BSHS Monograph on Robert McCormick

BSHS Monographs volume 14

From the BSHS:

Steel, Emily. 2011. He is no loss: Robert McCormick and the voyage of HMS Beagle (London: British Society for the History of Science), 74 pages.

ISBN: 978-0-906450-18-5

This volume will be published 15 July 2011.

Who was the naturalist on HMS Beagle?

Robert McCormick (1800-1890) was ship’s surgeon and naturalist for the first four months of the second voyage of HMS Beagle, 1831-1836. In April 1832 he left the ship. McCormick was furious that, for all intents and purposes, a civilian passenger on board had usurped his rightful position as ship’s naturalist and confidant to the captain. That passenger, of course, was Charles Darwin.

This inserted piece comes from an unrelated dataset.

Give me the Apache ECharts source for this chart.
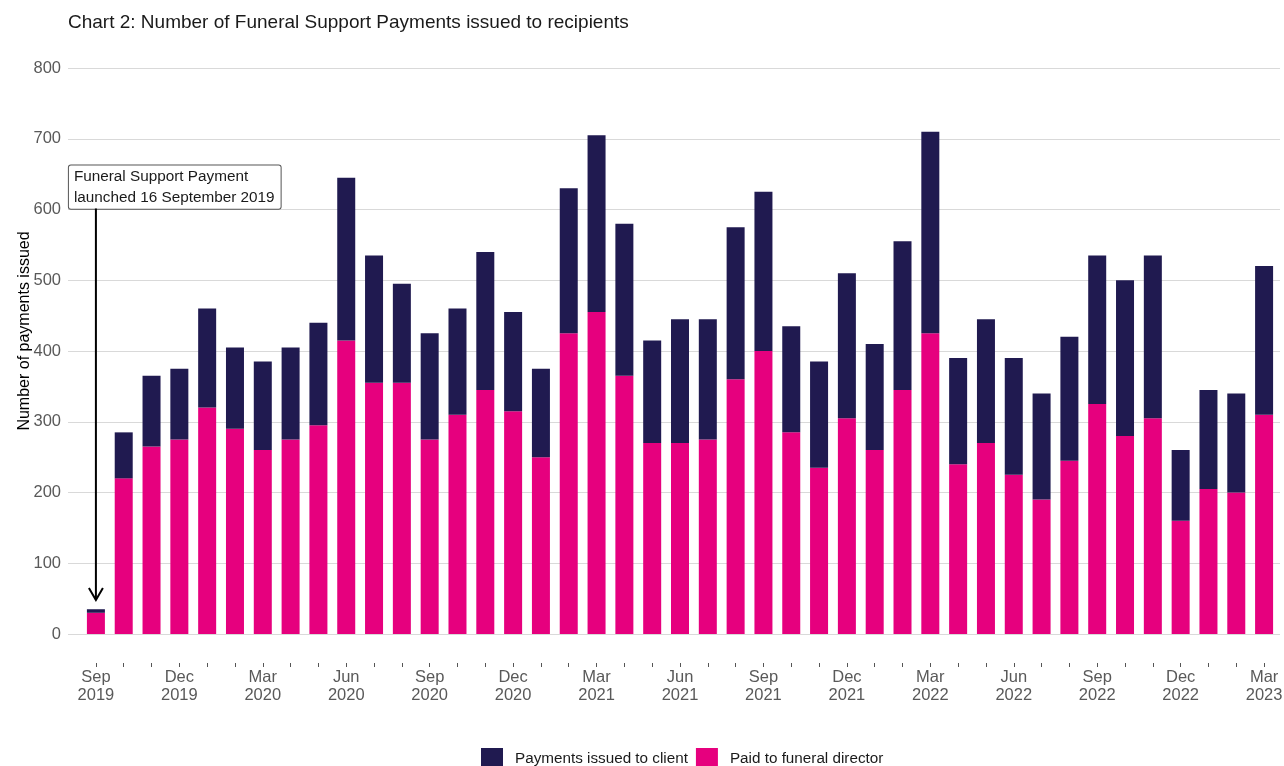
<!DOCTYPE html>
<html>
<head>
<meta charset="utf-8">
<script src="https://cdn.jsdelivr.net/npm/echarts@6/dist/echarts.min.js"></script>
<style>
html,body{margin:0;padding:0;background:#fff;}
#chart{width:1284px;height:766px;}
</style>
</head>
<body>
<div id="chart"></div>
<script>
var months = ['Sep 2019','Oct 2019','Nov 2019','Dec 2019','Jan 2020','Feb 2020','Mar 2020','Apr 2020','May 2020','Jun 2020','Jul 2020','Aug 2020','Sep 2020','Oct 2020','Nov 2020','Dec 2020','Jan 2021','Feb 2021','Mar 2021','Apr 2021','May 2021','Jun 2021','Jul 2021','Aug 2021','Sep 2021','Oct 2021','Nov 2021','Dec 2021','Jan 2022','Feb 2022','Mar 2022','Apr 2022','May 2022','Jun 2022','Jul 2022','Aug 2022','Sep 2022','Oct 2022','Nov 2022','Dec 2022','Jan 2023','Feb 2023','Mar 2023'];
var paidToDirector = [30,220,265,275,320,290,260,275,295,415,355,355,275,310,345,315,250,425,455,365,270,270,275,360,400,285,235,305,260,345,425,240,270,225,190,245,325,280,305,160,205,200,310];
var issuedToClient = [5,65,100,100,140,115,125,130,145,230,180,140,150,150,195,140,125,205,250,215,145,175,170,215,225,150,150,205,150,210,285,150,175,165,150,175,210,220,230,100,140,140,210];
var yTicks = [0,100,200,300,400,500,600,700,800];
var annotationText = ['Funeral Support Payment', 'launched 16 September 2019'];
var annotationMonth = 'Sep 2019';
var annotationBoxBottom = 600;
var arrowTipValue = 48;

var FONT = '"Liberation Sans", Arial, sans-serif';
var NAVY = '#201a50';
var PINK = '#e6007e';
var GRID_TOP = 68, GRID_BOTTOM = 132;

var chart = echarts.init(document.getElementById('chart'));
var option = {
  animation: false,
  backgroundColor: '#fff',
  textStyle: {fontFamily: FONT},
  title: {
    text: 'Chart 2: Number of Funeral Support Payments issued to recipients',
    left: 63, top: 8,
    textStyle: {fontFamily: FONT, fontSize: 19, fontWeight: 'normal', color: '#1a1a1a'}
  },
  legend: {
    top: 743, left: 476,
    itemWidth: 22, itemHeight: 22, itemGap: 8,
    data: ['Payments issued to client', 'Paid to funeral director'],
    textStyle: {fontFamily: FONT, fontSize: 15.25, color: '#1a1a1a', padding: [0, 0, 0, 7]},
    icon: 'rect'
  },
  grid: [
    {left: 82, right: 6, top: GRID_TOP, bottom: GRID_BOTTOM, outerBoundsMode: 'none', containLabel: false},
    {left: 68, right: 4, top: GRID_TOP, bottom: GRID_BOTTOM, outerBoundsMode: 'none', containLabel: false}
  ],
  xAxis: [
    {
      type: 'category',
      gridIndex: 0,
      data: months,
      axisLine: {show: false},
      axisTick: {
        show: true, interval: 0, alignWithLabel: true, length: 33,
        lineStyle: {color: '#555', width: 1, type: [0, 29, 4, 200]}
      },
      axisLabel: {
        interval: 2, margin: 34,
        fontFamily: FONT, fontSize: 16.5, color: '#595959', lineHeight: 18,
        formatter: function (v) { return v.replace(' ', '\n'); }
      }
    },
    {type: 'value', gridIndex: 1, show: false, min: 0, max: 1}
  ],
  yAxis: [
    {
      type: 'value', gridIndex: 0,
      min: yTicks[0], max: yTicks[yTicks.length - 1], interval: 100,
      name: 'Number of payments issued',
      nameLocation: 'middle', nameGap: 49, nameMoveOverlap: false,
      nameTextStyle: {fontFamily: FONT, fontSize: 16, color: '#000', padding: [0, 0, 0, 40]},
      axisLine: {show: false}, axisTick: {show: false},
      axisLabel: {margin: 21, fontFamily: FONT, fontSize: 16.5, color: '#595959'},
      splitLine: {show: false}
    },
    {
      type: 'value', gridIndex: 1,
      min: yTicks[0], max: yTicks[yTicks.length - 1], interval: 100,
      axisLine: {show: false}, axisTick: {show: false}, axisLabel: {show: false},
      splitLine: {show: true, lineStyle: {color: '#d9d9d9', width: 1}}
    }
  ],
  series: [
    {
      name: 'Paid to funeral director', type: 'bar', stack: 'total',
      xAxisIndex: 0, yAxisIndex: 0,
      data: paidToDirector, barWidth: 18, z: 3,
      itemStyle: {color: PINK}
    },
    {
      name: 'Payments issued to client', type: 'bar', stack: 'total',
      xAxisIndex: 0, yAxisIndex: 0,
      data: issuedToClient, barWidth: 18, z: 3,
      itemStyle: {color: NAVY}
    }
  ]
};
chart.setOption(option);

var boxAnchor = chart.convertToPixel({xAxisIndex: 0, yAxisIndex: 0}, [annotationMonth, annotationBoxBottom]);
var tipPt = chart.convertToPixel({xAxisIndex: 0, yAxisIndex: 0}, [annotationMonth, arrowTipValue]);
var ax = tipPt[0];
chart.setOption({
  graphic: [
    {
      type: 'text',
      left: ax - 28, top: boxAnchor[1] - 45,
      style: {
        text: annotationText.join('\n'),
        fontFamily: FONT, fontSize: 15.3, lineHeight: 20.6,
        fill: '#1a1a1a',
        backgroundColor: '#fff',
        borderColor: '#555', borderWidth: 1, borderRadius: 2,
        padding: [1, 6, 1, 5]
      },
      z: 10
    },
    {
      type: 'line',
      shape: {x1: ax, y1: boxAnchor[1] - 1, x2: ax, y2: tipPt[1]},
      style: {stroke: '#000', lineWidth: 2},
      z: 10
    },
    {
      type: 'polyline',
      shape: {points: [[ax - 7, tipPt[1] - 12], [ax, tipPt[1]], [ax + 7, tipPt[1] - 12]]},
      style: {stroke: '#000', lineWidth: 2, fill: null},
      z: 10
    }
  ]
});
</script>
</body>
</html>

This volume examines McCormick’s activities on HMS Beagle, his participation in the natural history of the voyage, and his relationships with both Darwin and FitzRoy. McCormick’s grudge stewed. Of his many exploits, service on the Beagle was all but omitted from his autobiographical writing. At the heart of this monograph is a conundrum: why did McCormick write himself out of, arguably, one of the most celebrated expeditions of the nineteenth century?

This study of McCormick is accompanied by previously untapped source material related to the Beagle voyage. The volume provides a transcription of McCormick’s Beagle journal from the time he arrived onboard in the summer of 1831 (while the ship was in harbour at Plymouth), through his departure from the ship at Rio de Janeiro in April 1832, and during his return voyage to England later that same year. This diary has not been published previously. McCormick’s activities on HMS Beagle are fascinating in comparison with Darwin’s notes, diary and later publications. They nicely illustrate an approach to natural history alternative to Darwin’s, and they offer a case study of excision’s impact on historical memory.